Le choix de Bouteflika ? « Une courageuse décision du syndicat »
Et effectivement, le mythique théâtre de la ville de Saint-Augustin était plutôt clairsemé. Sur la scène du Théâtre Régional, le patron de l’UGTA a immédiatement scandé : « Bouteflika ! Bouteflika ! » Tonnerre d’applaudissements et de youyous. Et, debout, micro en main et délaissant son pupitre, il s’est lancé dans un discours qui s’est voulu à la fois partisan et syndical, dixit un des présents dans la salle. « Nous rendons par notre soutien un peu du bien que l’on a reçu mais plus que ça, nous avons choisi la stabilité qui permet au pays de connaitre le développement économique et social, et notre choix est dans l’intérêt du pays et du peuple, nous en sommes convaincus », a-t-il alors expliqué. Pour Abdelmadjid Sidi-Saïd, le choix du candidat Bouteflika a été « une courageuse décision du syndicat ». Puis, il s’est lancé dans une diatribe contre les autres candidats, sans les nommer, qu’il accuse d’attaques à l’égard du président sortant et de son bilan.
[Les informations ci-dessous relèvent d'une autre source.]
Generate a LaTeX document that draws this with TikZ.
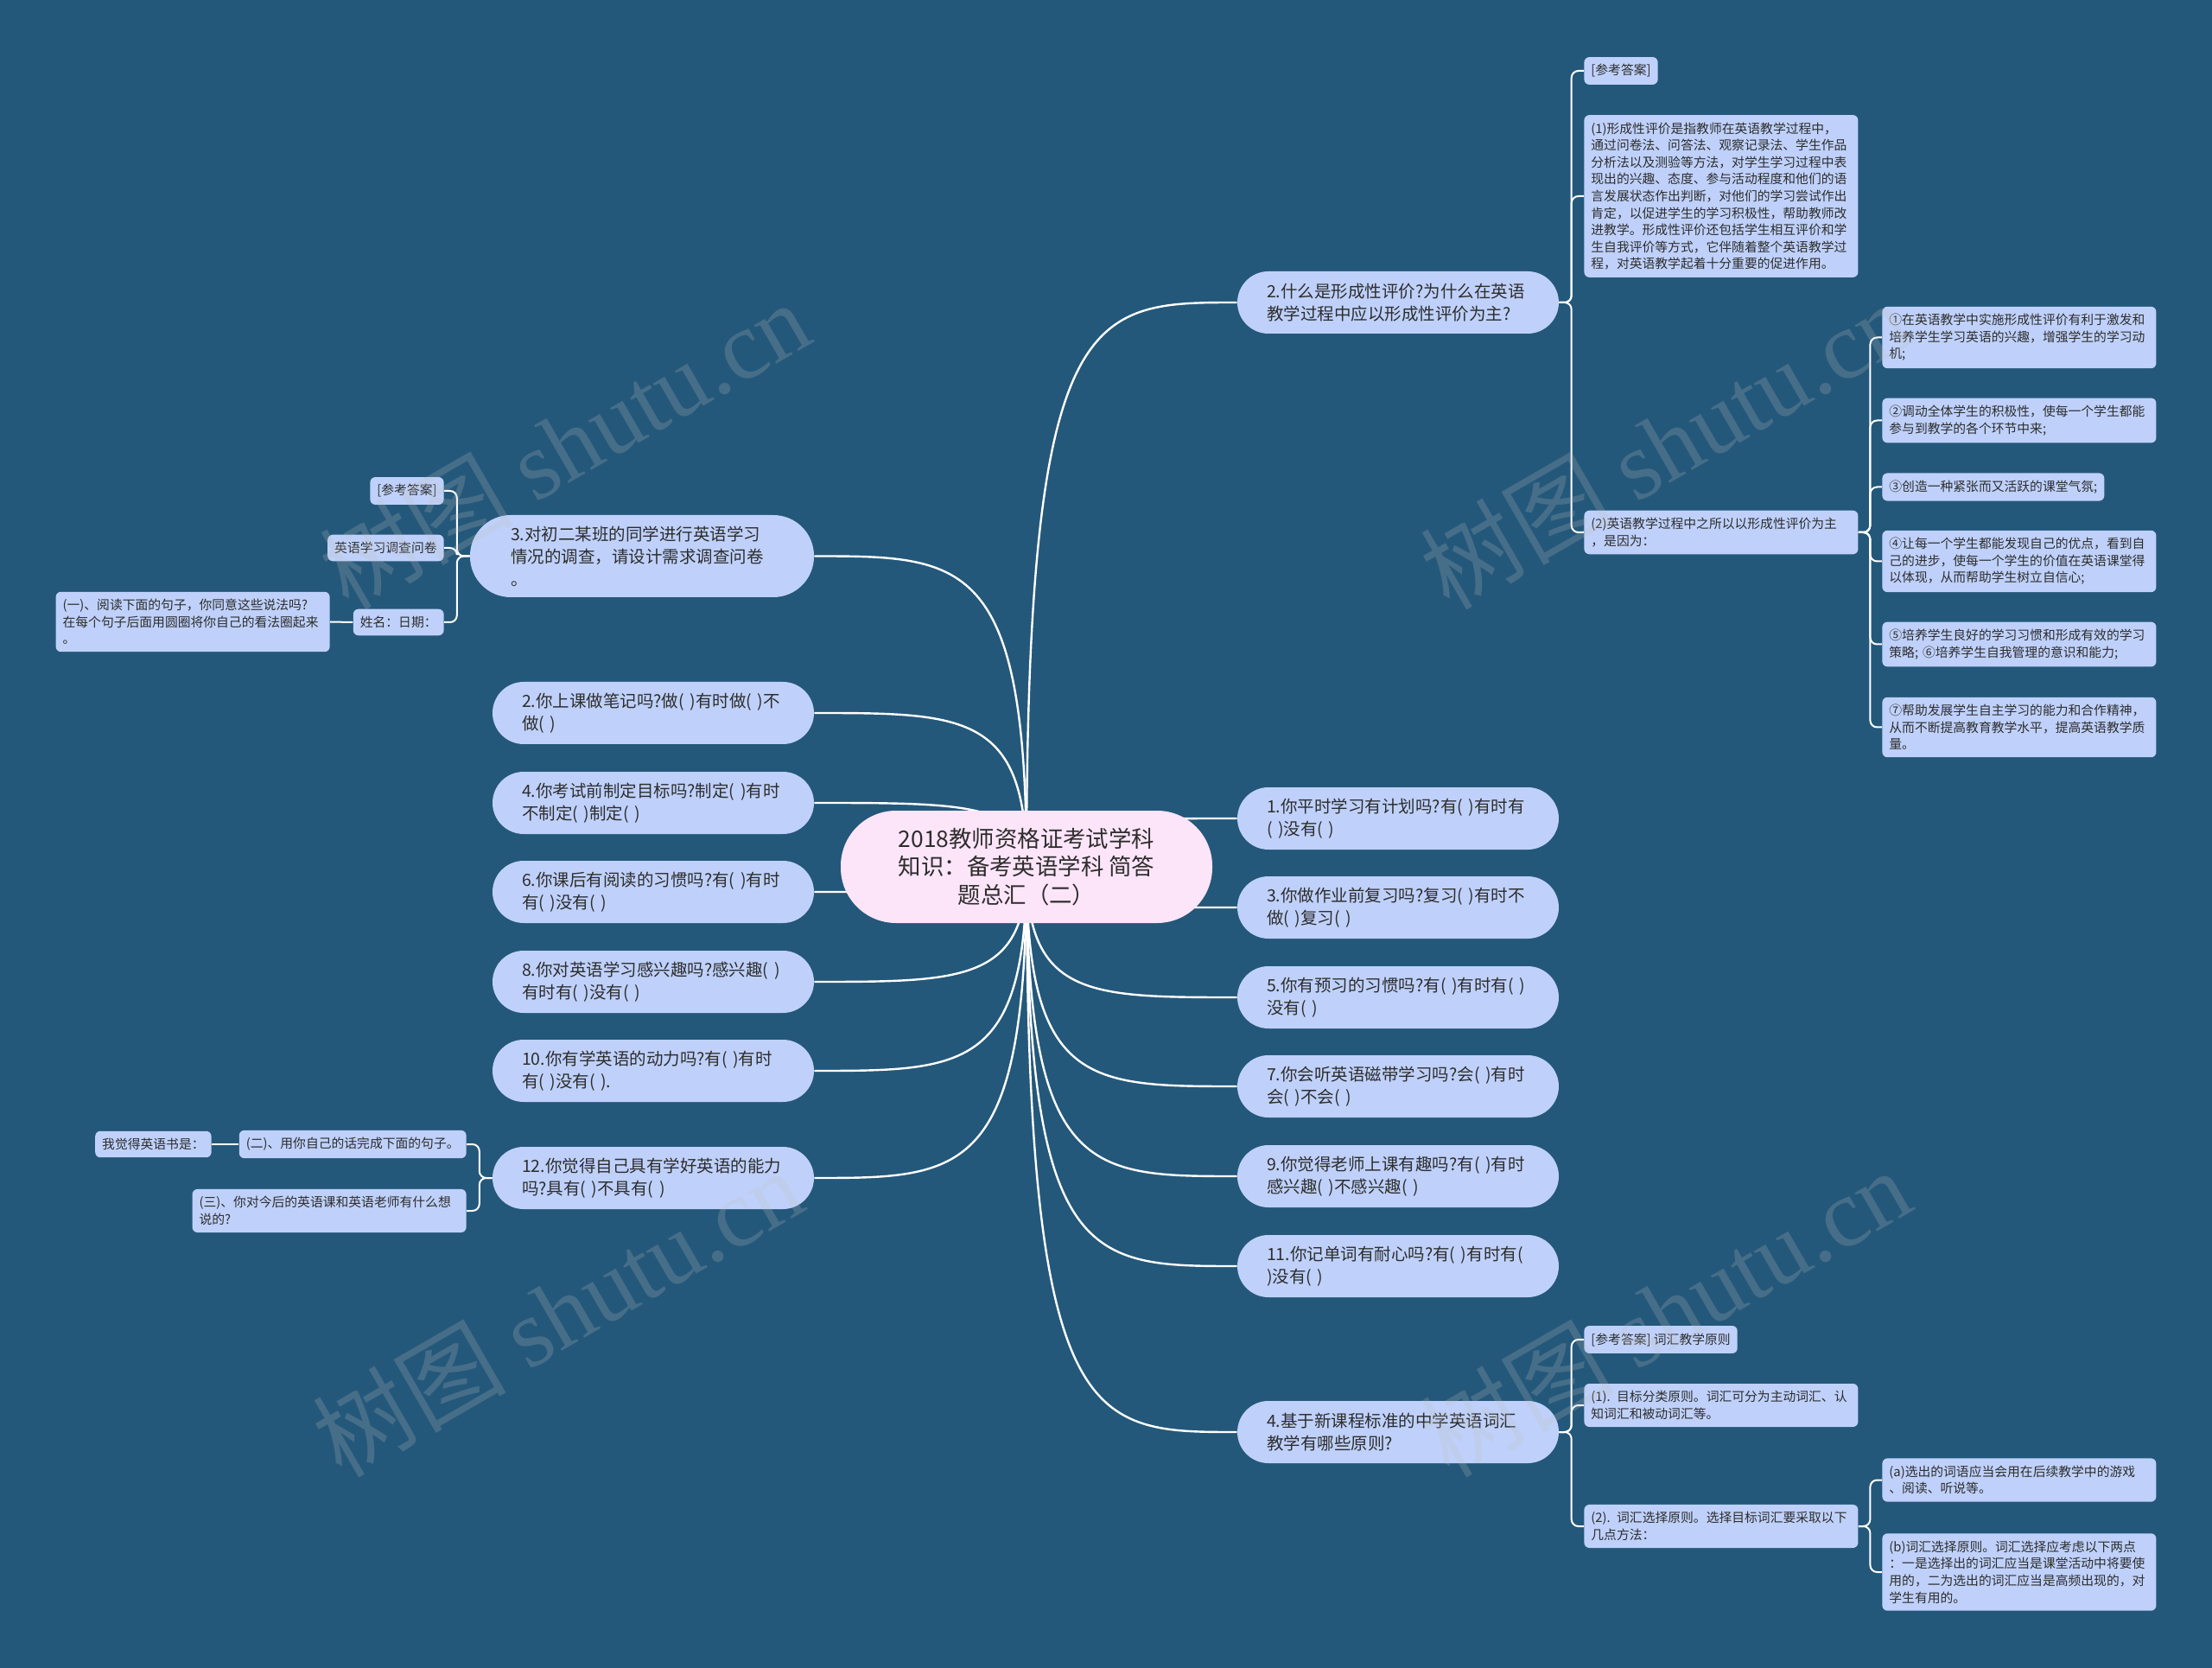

« Ce sont des animaux qui sont venus ici »
« Les insultes et l’invective n’ont rien à voir avec la démocratie », a-t-il dit. Plaidant la continuité d’un système considéré comme presque moribond par nombre d’enfants de l’antique Hippone, le leader syndical a quitté la salle à peine une demi-heure après le début du meeting suivi par des fans qui, visiblement avaient l’air de tout, sauf de syndicalistes et de travailleurs affiliés à l’UGTA comme il a tenté de faire croire. Une fois la foule partie, le théâtre avait l’aspect d’une zone dévastée. Mégots et crachats ornaient le hall du bâtiment, tandis qu’à l’intérieur, les tapis étaient salis et retournés. « Ce ne sont pas des êtres humains qui sont venus ici, s’est désespérée une authentique Bônoise, amoureuse de sa ville et de son théâtre. Ce sont des animaux. Je ne comprends pas comment après tout cela, ils veulent qu’on se rende en masse aux urnes le 17 avril prochain. De toute façon, mon choix est fait : c’est le boycott ».